### SUPPLIED DATA ###
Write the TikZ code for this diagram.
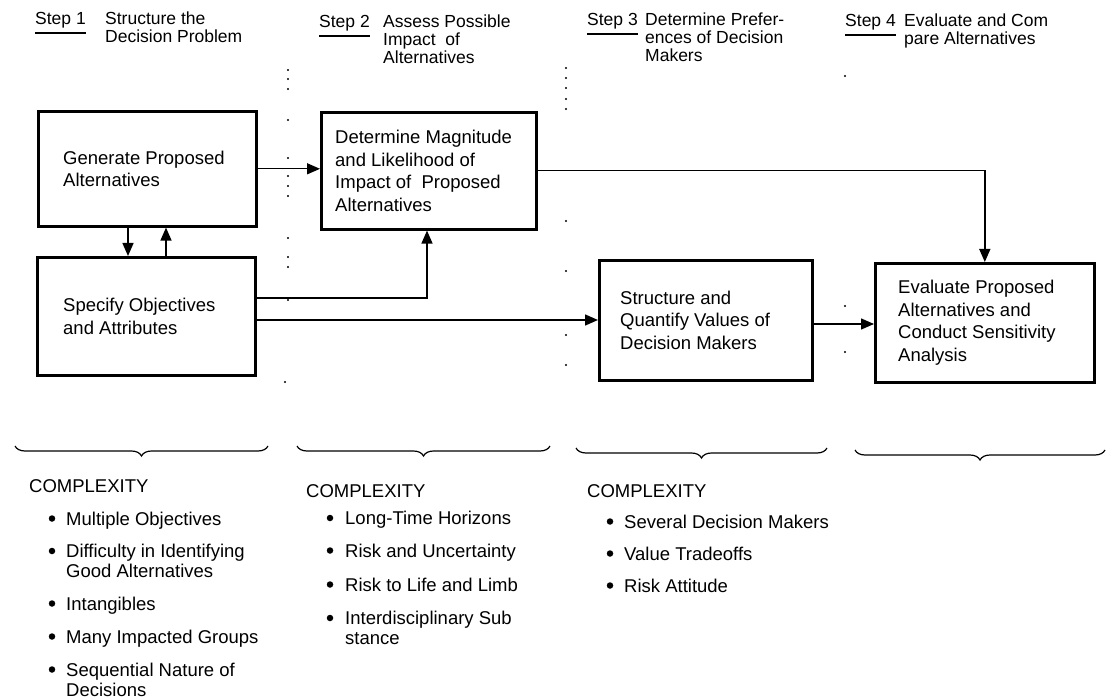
\documentclass[tikz,border=0pt]{standalone}
\usepackage{fontspec}
\setmainfont{Liberation Sans}
\usetikzlibrary{arrows.meta,decorations.pathreplacing}

\newcommand\hdrfont{\fontsize{17.5}{17.5}\selectfont}
\newcommand\boxfont{\fontsize{18.5}{22.5}\selectfont}
\newcommand\listfont{\fontsize{18.5}{20}\selectfont}
% left-aligned block of lines whose base is the first line
\newcommand\stack[1]{\begin{tabular}[t]{@{}l@{}}#1\end{tabular}}

\tikzset{
  procbox/.style={draw, line width=2.6pt, anchor=north west, inner sep=0pt},
  boxtext/.style={anchor=west, inner sep=0pt, align=left, font=\boxfont},
  conn/.style={line width=1.4pt, -{Triangle[length=13pt,width=11pt]}},
  hdr/.style={anchor=base west, inner sep=0pt, font=\hdrfont},
  uline/.style={line width=1.2pt},
  listitem/.style={anchor=base west, inner sep=0pt, font=\listfont},
  bul/.style={circle, fill, inner sep=0pt, minimum size=6.5pt},
  brc/.style={decorate, decoration={brace, mirror, amplitude=10pt}, line width=1.2pt},
  sepdot/.style={circle, fill, inner sep=0pt, minimum size=2.4pt},
}

\begin{document}
\begin{tikzpicture}[x=1pt,y=-1pt]
\useasboundingbox (0,0) rectangle (1107,700);

% ---------- step headings ----------
\node[hdr] (s1) at (35,25) {Step 1};
\node[hdr] (t1) at (105,25) {\stack{Structure the\\Decision Problem}};
\node[hdr] (s2) at (319,28) {Step 2};
\node[hdr] (t2) at (383,28) {\stack{Assess Possible\\Impact\ \ of\\Alternatives}};
\node[hdr] (s3) at (587,26) {Step 3};
\node[hdr] (t3) at (645,26) {\stack{Determine Prefer-\\ences of Decision\\Makers}};
\node[hdr] (s4) at (845,27) {Step 4};
\node[hdr] (t4) at (904,27) {\stack{Evaluate and Com\\pare Alternatives}};
\foreach \s in {s1,s2,s3,s4}
  \draw[uline] ([yshift=-8pt]\s.base west) -- ([yshift=-8pt]\s.base east);

% ---------- process boxes ----------
\node[procbox, minimum width=218pt, minimum height=115pt] (gen) at (37,110) {};
\node[boxtext] (genT) at ([xshift=26pt]gen.west) {Generate Proposed\\Alternatives};

\node[procbox, minimum width=215pt, minimum height=117pt] (det) at (320,111) {};
\node[boxtext] (detT) at ([xshift=15pt]det.west) {Determine Magnitude\\and Likelihood of\\Impact of\ \ Proposed\\Alternatives};

\node[procbox, minimum width=218pt, minimum height=118pt] (spec) at (36,256) {};
\node[boxtext] (specT) at ([xshift=27pt]spec.west) {Specify Objectives\\and Attributes};

\node[procbox, minimum width=213pt, minimum height=120pt] (sqv) at (598,259) {};
\node[boxtext] (sqvT) at ([xshift=22pt]sqv.west) {Structure and\\Quantify Values of\\Decision Makers};

\node[procbox, minimum width=219pt, minimum height=119pt] (eval) at (874,262) {};
\node[boxtext] (evalT) at ([xshift=24pt]eval.west) {Evaluate Proposed\\Alternatives and\\Conduct Sensitivity\\Analysis};

% ---------- connectors ----------
\coordinate (xdn) at (128,0);
\coordinate (xup) at (166,0);
\coordinate (xrise) at (427,0);
\coordinate (yhi) at (0,298);
\coordinate (ylo) at (0,320);
\coordinate (yev) at (0,324);

\draw[conn] (gen.east) -- (gen.east -| det.west);
\draw[conn] (gen.south -| xdn) -- (spec.north -| xdn);
\draw[conn] (spec.north -| xup) -- (gen.south -| xup);
\draw[conn] (spec.east |- yhi) -| (det.south -| xrise);
\draw[conn] (spec.east |- ylo) -- (sqv.west |- ylo);
\draw[conn] (det.east) -| (eval.north);
\draw[conn] (sqv.east |- yev) -- (eval.west |- yev);

% ---------- dotted column separators ----------
\foreach \y in {70,79,89,120,158,176,186,196,238,257,267,300}
  \node[sepdot] at (288,\y) {};
\node[sepdot] at (285,382) {};
\foreach \y in {68,78,88,99,109,221,271,335,365}
  \node[sepdot] at (566,\y) {};
\foreach \y in {76,306,352}
  \node[sepdot] at (845,\y) {};

% ---------- braces ----------
\coordinate (b1a) at (15,446);  \coordinate (b1b) at (268,446);
\coordinate (b2a) at (297,446); \coordinate (b2b) at (550,446);
\coordinate (b3a) at (576,448); \coordinate (b3b) at (827,448);
\coordinate (b4a) at (855,450); \coordinate (b4b) at (1105,450);
\draw[brc] (b1a) -- (b1b);
\draw[brc] (b2a) -- (b2b);
\draw[brc] (b3a) -- (b3b);
\draw[brc] (b4a) -- (b4b);

% ---------- complexity lists ----------
\node[listitem] (c1) at (29,492) {COMPLEXITY};
\node[bul] (c1b1) at (52,518.5) {};
\node[listitem] (c1i1) at (66,525) {Multiple Objectives};
\node[bul] (c1b2) at (52,551) {};
\node[listitem] (c1i2) at (66,557.5) {\stack{Difficulty in Identifying\\Good Alternatives}};
\node[bul] (c1b3) at (52,603.5) {};
\node[listitem] (c1i3) at (66,610) {Intangibles};
\node[bul] (c1b4) at (52,636.5) {};
\node[listitem] (c1i4) at (66,643) {Many Impacted Groups};
\node[bul] (c1b5) at (52,669.5) {};
\node[listitem] (c1i5) at (66,676) {\stack{Sequential Nature of\\Decisions}};

\node[listitem] (c2) at (306,497) {COMPLEXITY};
\node[bul] (c2b1) at (330,518) {};
\node[listitem] (c2i1) at (345,524.5) {Long-Time Horizons};
\node[bul] (c2b2) at (330,550.5) {};
\node[listitem] (c2i2) at (345,557) {Risk and Uncertainty};
\node[bul] (c2b3) at (330,584.5) {};
\node[listitem] (c2i3) at (345,591) {Risk to Life and Limb};
\node[bul] (c2b4) at (330,618) {};
\node[listitem] (c2i4) at (345,624.5) {\stack{Interdisciplinary Sub\\stance}};

\node[listitem] (c3) at (587,497) {COMPLEXITY};
\node[bul] (c3b1) at (610,521.5) {};
\node[listitem] (c3i1) at (624,528) {Several Decision Makers};
\node[bul] (c3b2) at (610,553.5) {};
\node[listitem] (c3i2) at (624,560) {Value Tradeoffs};
\node[bul] (c3b3) at (610,585.5) {};
\node[listitem] (c3i3) at (624,592) {Risk Attitude};
\end{tikzpicture}
\end{document}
###
WORK TO BE COMPLETED
Output the data above without changes, apart from leaving out the pictures.

SOLUTION
Write the TikZ code for this diagram.
\documentclass[tikz,border=0pt]{standalone}
\usepackage{fontspec}
\setmainfont{Liberation Sans}
\usetikzlibrary{arrows.meta,decorations.pathreplacing}

\newcommand\hdrfont{\fontsize{17.5}{17.5}\selectfont}
\newcommand\boxfont{\fontsize{18.5}{22.5}\selectfont}
\newcommand\listfont{\fontsize{18.5}{20}\selectfont}
% left-aligned block of lines whose base is the first line
\newcommand\stack[1]{\begin{tabular}[t]{@{}l@{}}#1\end{tabular}}

\tikzset{
  procbox/.style={draw, line width=2.6pt, anchor=north west, inner sep=0pt},
  boxtext/.style={anchor=west, inner sep=0pt, align=left, font=\boxfont},
  conn/.style={line width=1.4pt, -{Triangle[length=13pt,width=11pt]}},
  hdr/.style={anchor=base west, inner sep=0pt, font=\hdrfont},
  uline/.style={line width=1.2pt},
  listitem/.style={anchor=base west, inner sep=0pt, font=\listfont},
  bul/.style={circle, fill, inner sep=0pt, minimum size=6.5pt},
  brc/.style={decorate, decoration={brace, mirror, amplitude=10pt}, line width=1.2pt},
  sepdot/.style={circle, fill, inner sep=0pt, minimum size=2.4pt},
}

\begin{document}
\begin{tikzpicture}[x=1pt,y=-1pt]
\useasboundingbox (0,0) rectangle (1107,700);

% ---------- step headings ----------
\node[hdr] (s1) at (35,25) {Step 1};
\node[hdr] (t1) at (105,25) {\stack{Structure the\\Decision Problem}};
\node[hdr] (s2) at (319,28) {Step 2};
\node[hdr] (t2) at (383,28) {\stack{Assess Possible\\Impact\ \ of\\Alternatives}};
\node[hdr] (s3) at (587,26) {Step 3};
\node[hdr] (t3) at (645,26) {\stack{Determine Prefer-\\ences of Decision\\Makers}};
\node[hdr] (s4) at (845,27) {Step 4};
\node[hdr] (t4) at (904,27) {\stack{Evaluate and Com\\pare Alternatives}};
\foreach \s in {s1,s2,s3,s4}
  \draw[uline] ([yshift=-8pt]\s.base west) -- ([yshift=-8pt]\s.base east);

% ---------- process boxes ----------
\node[procbox, minimum width=218pt, minimum height=115pt] (gen) at (37,110) {};
\node[boxtext] (genT) at ([xshift=26pt]gen.west) {Generate Proposed\\Alternatives};

\node[procbox, minimum width=215pt, minimum height=117pt] (det) at (320,111) {};
\node[boxtext] (detT) at ([xshift=15pt]det.west) {Determine Magnitude\\and Likelihood of\\Impact of\ \ Proposed\\Alternatives};

\node[procbox, minimum width=218pt, minimum height=118pt] (spec) at (36,256) {};
\node[boxtext] (specT) at ([xshift=27pt]spec.west) {Specify Objectives\\and Attributes};

\node[procbox, minimum width=213pt, minimum height=120pt] (sqv) at (598,259) {};
\node[boxtext] (sqvT) at ([xshift=22pt]sqv.west) {Structure and\\Quantify Values of\\Decision Makers};

\node[procbox, minimum width=219pt, minimum height=119pt] (eval) at (874,262) {};
\node[boxtext] (evalT) at ([xshift=24pt]eval.west) {Evaluate Proposed\\Alternatives and\\Conduct Sensitivity\\Analysis};

% ---------- connectors ----------
\coordinate (xdn) at (128,0);
\coordinate (xup) at (166,0);
\coordinate (xrise) at (427,0);
\coordinate (yhi) at (0,298);
\coordinate (ylo) at (0,320);
\coordinate (yev) at (0,324);

\draw[conn] (gen.east) -- (gen.east -| det.west);
\draw[conn] (gen.south -| xdn) -- (spec.north -| xdn);
\draw[conn] (spec.north -| xup) -- (gen.south -| xup);
\draw[conn] (spec.east |- yhi) -| (det.south -| xrise);
\draw[conn] (spec.east |- ylo) -- (sqv.west |- ylo);
\draw[conn] (det.east) -| (eval.north);
\draw[conn] (sqv.east |- yev) -- (eval.west |- yev);

% ---------- dotted column separators ----------
\foreach \y in {70,79,89,120,158,176,186,196,238,257,267,300}
  \node[sepdot] at (288,\y) {};
\node[sepdot] at (285,382) {};
\foreach \y in {68,78,88,99,109,221,271,335,365}
  \node[sepdot] at (566,\y) {};
\foreach \y in {76,306,352}
  \node[sepdot] at (845,\y) {};

% ---------- braces ----------
\coordinate (b1a) at (15,446);  \coordinate (b1b) at (268,446);
\coordinate (b2a) at (297,446); \coordinate (b2b) at (550,446);
\coordinate (b3a) at (576,448); \coordinate (b3b) at (827,448);
\coordinate (b4a) at (855,450); \coordinate (b4b) at (1105,450);
\draw[brc] (b1a) -- (b1b);
\draw[brc] (b2a) -- (b2b);
\draw[brc] (b3a) -- (b3b);
\draw[brc] (b4a) -- (b4b);

% ---------- complexity lists ----------
\node[listitem] (c1) at (29,492) {COMPLEXITY};
\node[bul] (c1b1) at (52,518.5) {};
\node[listitem] (c1i1) at (66,525) {Multiple Objectives};
\node[bul] (c1b2) at (52,551) {};
\node[listitem] (c1i2) at (66,557.5) {\stack{Difficulty in Identifying\\Good Alternatives}};
\node[bul] (c1b3) at (52,603.5) {};
\node[listitem] (c1i3) at (66,610) {Intangibles};
\node[bul] (c1b4) at (52,636.5) {};
\node[listitem] (c1i4) at (66,643) {Many Impacted Groups};
\node[bul] (c1b5) at (52,669.5) {};
\node[listitem] (c1i5) at (66,676) {\stack{Sequential Nature of\\Decisions}};

\node[listitem] (c2) at (306,497) {COMPLEXITY};
\node[bul] (c2b1) at (330,518) {};
\node[listitem] (c2i1) at (345,524.5) {Long-Time Horizons};
\node[bul] (c2b2) at (330,550.5) {};
\node[listitem] (c2i2) at (345,557) {Risk and Uncertainty};
\node[bul] (c2b3) at (330,584.5) {};
\node[listitem] (c2i3) at (345,591) {Risk to Life and Limb};
\node[bul] (c2b4) at (330,618) {};
\node[listitem] (c2i4) at (345,624.5) {\stack{Interdisciplinary Sub\\stance}};

\node[listitem] (c3) at (587,497) {COMPLEXITY};
\node[bul] (c3b1) at (610,521.5) {};
\node[listitem] (c3i1) at (624,528) {Several Decision Makers};
\node[bul] (c3b2) at (610,553.5) {};
\node[listitem] (c3i2) at (624,560) {Value Tradeoffs};
\node[bul] (c3b3) at (610,585.5) {};
\node[listitem] (c3i3) at (624,592) {Risk Attitude};
\end{tikzpicture}
\end{document}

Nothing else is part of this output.